The Jefferson County Board of Legislators Finance and Rules Committee will vote tonight on a revised information technology policy for county employees.
During the full boards April meeting, legislators and department heads debated the monitoring and enforcement provision of an earlier version, which some felt required clarification.
In the earlier version, the policy read, Computing systems and resources provided by Jefferson County are owned by the County and are therefore its property. This gives Jefferson County the right to monitor any and all voice and data traffic passing through its system.
The revised policy is amended to include the following sentence:
The exercise of this right will be conducted in compliance with all local, state and federal statutes, rules and regulations governing access to identified protected, confidential communications passing through the system, including that information obtained from other governmental and health related agencies.
According to the policy, if officials discover or have good reason to suspect activities that do not comply with the law or the policy, they may use voice or data records to document the activity.
The revised policy includes a detailed procedure outlining how requests to monitor the communication of employees may be made in such a case.
Requests for monitoring may be initiated by department heads, county administration or the county attorney upon notice to the affected county department. Requests will be made to the director of the Information Technology Department.
The policy is aimed at ensuring that county assets are being used appropriately and does not mean the county will actively monitor communications, said IT Director Gregory C. Hudson.
The Department Head or County Attorney will work with the IT Director to ensure that such monitoring and/or retrieval conforms to all relevant departmental, local, state or federal laws and/or regulations, the revised proposal states.
During the meeting earlier this month, Undersheriff Paul W. Trudeau raised concerns about potential violations of confidentiality, especially where inadvertent eavesdropping on wiretapping operations may occur.
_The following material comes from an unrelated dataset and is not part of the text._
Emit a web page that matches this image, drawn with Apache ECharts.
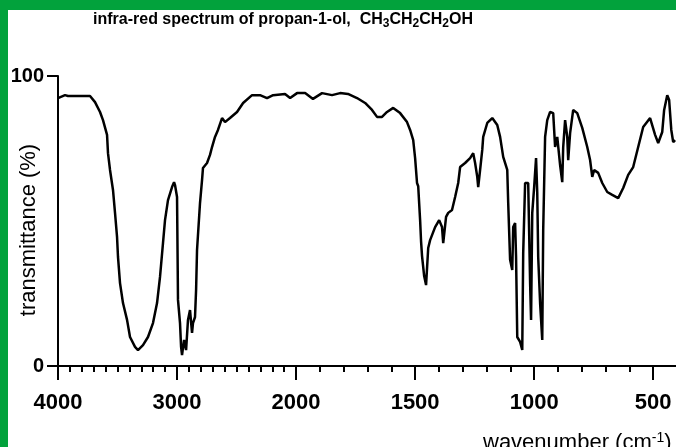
<!DOCTYPE html>
<html>
<head>
<meta charset="utf-8">
<script src="https://cdn.jsdelivr.net/npm/echarts@6/dist/echarts.min.js"></script>
<style>
  html, body { margin: 0; padding: 0; background: #fff; }
  #chart { width: 676px; height: 447px; }
</style>
</head>
<body>
<div id="chart"></div>
<script>
const wavenumber = [4000, 3941, 3916, 3731, 3689, 3647, 3622, 3588, 3580, 3563, 3538, 3521, 3504, 3496, 3479, 3454, 3420, 3395, 3353, 3328,
  3286, 3244, 3202, 3168, 3143, 3118, 3101, 3076, 3042, 3025, 3017, 3000, 2992, 2975, 2966, 2958, 2941, 2924, 2908, 2891,
  2874, 2866, 2849, 2840, 2832, 2807, 2790, 2782, 2748, 2723, 2706, 2681, 2656, 2622, 2597, 2555, 2496, 2445, 2370, 2303,
  2244, 2193, 2093, 2050, 1996, 1962, 1929, 1891, 1849, 1815, 1782, 1744, 1710, 1681, 1660, 1639, 1618, 1592, 1563, 1534,
  1521, 1508, 1500, 1492, 1487, 1479, 1475, 1471, 1462, 1454, 1445, 1437, 1416, 1399, 1387, 1382, 1370, 1361, 1345, 1332,
  1319, 1311, 1290, 1269, 1256, 1248, 1239, 1235, 1227, 1218, 1214, 1197, 1176, 1155, 1143, 1130, 1113, 1109, 1101, 1092,
  1088, 1080, 1076, 1071, 1059, 1050, 1046, 1038, 1025, 1017, 1013, 1008, 1000, 992, 987, 983, 975, 966, 962, 954,
  945, 933, 920, 912, 903, 891, 882, 878, 870, 861, 857, 849, 836, 819, 798, 777, 765, 756, 748, 731,
  714, 693, 672, 647, 626, 605, 584, 563, 542, 513, 492, 479, 462, 454, 441, 433, 424, 416, 408];
const transmittance = [92.4, 93.4, 93.1, 93.1, 91, 87.6, 84.8, 79.7, 73.4, 67.6, 60.7, 52.8, 44.5, 37.6, 28.6, 21.7, 15.9, 10, 6.6, 5.5,
  7.2, 10, 14.8, 21.7, 30.7, 42.4, 50.3, 57.2, 61.7, 63.4, 62.4, 58.3, 22.8, 14.8, 6.6, 3.8, 9, 5.5, 15.9, 19.3,
  11.4, 14.8, 16.9, 26.2, 40, 56.2, 64.1, 68.3, 70, 72.8, 75.5, 79, 81.4, 85.5, 84.1, 85.5, 87.6, 90.7, 93.4, 93.4,
  92.4, 93.4, 93.8, 92.4, 94.1, 94.1, 92.1, 94.1, 93.4, 94.1, 93.8, 92.4, 90.7, 88.3, 85.9, 85.9, 87.6, 89, 87.2, 84.1,
  81.4, 77.9, 71.7, 63.1, 62, 50.3, 43, 38, 31, 27.9, 40.7, 43.4, 47.9, 50.3, 47.9, 42.4, 51.4, 52.8, 53.8, 58.3,
  63.1, 68.6, 70, 71.7, 73.4, 70, 65.2, 61.7, 67.6, 74.5, 79, 83.8, 85.5, 83.1, 79, 72.1, 67.6, 56.2, 36.6, 33.1,
  47.9, 49.3, 37.6, 10, 8.3, 5.5, 39, 63.1, 63.1, 28.6, 15.9, 52.8, 61.7, 71.7, 59.7, 37.6, 21.7, 9, 46.9, 79,
  84.8, 87.6, 87.2, 75.5, 79, 69.3, 63.4, 75.5, 84.8, 79, 71, 80.3, 88.3, 87.2, 82.1, 75.5, 71, 65.2, 67.6, 66.6,
  63.1, 60, 59, 57.9, 61.4, 65.9, 68.6, 75.5, 82.4, 85.5, 79.7, 76.9, 80.7, 88.3, 93.4, 91.7, 81.4, 77.2, 77.9];
const majorTicks = [4000, 3000, 2000, 1500, 1000, 500];
const yTicks = [0, 100];
const xEnd = 400;

// x axis changes scale at 2000 cm-1: 1000 per division above, 500 below
function toPos(w) { return w >= 2000 ? (4000 - w) / 1000 : 2 + (2000 - w) / 500; }
function toWave(p) { return p <= 2 ? 4000 - p * 1000 : 2000 - (p - 2) * 500; }

const minorTicks = [];
for (let w = 3900; w > xEnd; w -= 100) {
  if (!majorTicks.includes(w)) minorTicks.push(w);
}

const font = "Liberation Sans";
const green = "#02a23c";

const chart = echarts.init(document.getElementById("chart"));
chart.setOption({
  animation: false,
  backgroundColor: "#fff",
  title: [
    {
      text: "infra-red spectrum of propan-1-ol,  CH{s|3}CH{s|2}CH{s|2}OH",
      left: 93,
      top: 10,
      padding: 0,
      textStyle: {
        fontFamily: font, fontSize: 16, fontWeight: "bold", color: "#000", lineHeight: 20,
        rich: { s: { fontFamily: font, fontSize: 12, fontWeight: "bold", color: "#000", verticalAlign: "bottom", lineHeight: 12 } },
      },
    },
    {
      text: "wavenumber (cm{u|-1})",
      left: 483,
      top: 431,
      padding: 0,
      textStyle: {
        fontFamily: font, fontSize: 22, fontWeight: "normal", color: "#000", lineHeight: 24,
        rich: { u: { fontFamily: font, fontSize: 14, color: "#000", verticalAlign: "top", lineHeight: 14 } },
      },
    },
  ],
  graphic: [
    { type: "rect", left: 0, top: 0, shape: { width: 8, height: 447 }, style: { fill: green } },
    { type: "rect", left: 0, top: 0, shape: { width: 676, height: 10 }, style: { fill: green } },
    {
      type: "text", x: 29, y: 230, rotation: Math.PI / 2,
      style: { text: "transmittance (%)", font: "22px " + font, fill: "#000", align: "center", verticalAlign: "middle" },
    },
  ],
  grid: { left: 58, top: 76, width: 619, height: 290, outerBoundsMode: "none" },
  xAxis: [
    {
      type: "value",
      min: 0,
      max: toPos(xEnd),
      axisLine: { show: true, lineStyle: { color: "#000", width: 2 } },
      axisTick: { show: true, length: 14, customValues: majorTicks.map(toPos), lineStyle: { color: "#000", width: 2 } },
      axisLabel: {
        customValues: majorTicks.map(toPos),
        formatter: (v) => String(Math.round(toWave(v))),
        margin: 26, fontFamily: font, fontSize: 22, fontWeight: "bold", color: "#000",
      },
      splitLine: { show: false },
    },
    {
      type: "value",
      position: "bottom",
      min: 0,
      max: toPos(xEnd),
      axisLine: { show: false },
      axisTick: { show: true, length: 6, customValues: minorTicks.map(toPos), lineStyle: { color: "#000", width: 2 } },
      axisLabel: { show: false },
      splitLine: { show: false },
    },
  ],
  yAxis: {
    type: "value",
    min: 0,
    max: 100,
    axisLine: { show: true, lineStyle: { color: "#000", width: 2 } },
    axisTick: { show: true, length: 11, customValues: yTicks, lineStyle: { color: "#000", width: 2 } },
    axisLabel: { customValues: yTicks, margin: 14, fontFamily: font, fontSize: 20, fontWeight: "bold", color: "#000" },
    splitLine: { show: false },
  },
  series: [
    {
      type: "line",
      data: wavenumber.map((w, i) => [toPos(w), transmittance[i]]),
      showSymbol: false,
      lineStyle: { color: "#000", width: 2.5 },
    },
  ],
});
</script>
</body>
</html>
The involvement of a department head in decisions about monitoring would theoretically reduce that risk.
Legislator Michael A. Montigelli, R-Black River, asked about the implied privacy people who are not county employees have when communicating with county employees.
New York is a one-party consent law state, according to the Digital Media Law Project hosted by the Berkman Center for Internet and Society at Harvard University. That means if one party to a conversation consents, the conversation may be recorded, provided all individuals in the conversation are in New York state.
According to the policy, the IT staff is responsible for implementing guidelines while county employees compliance is the department heads duty.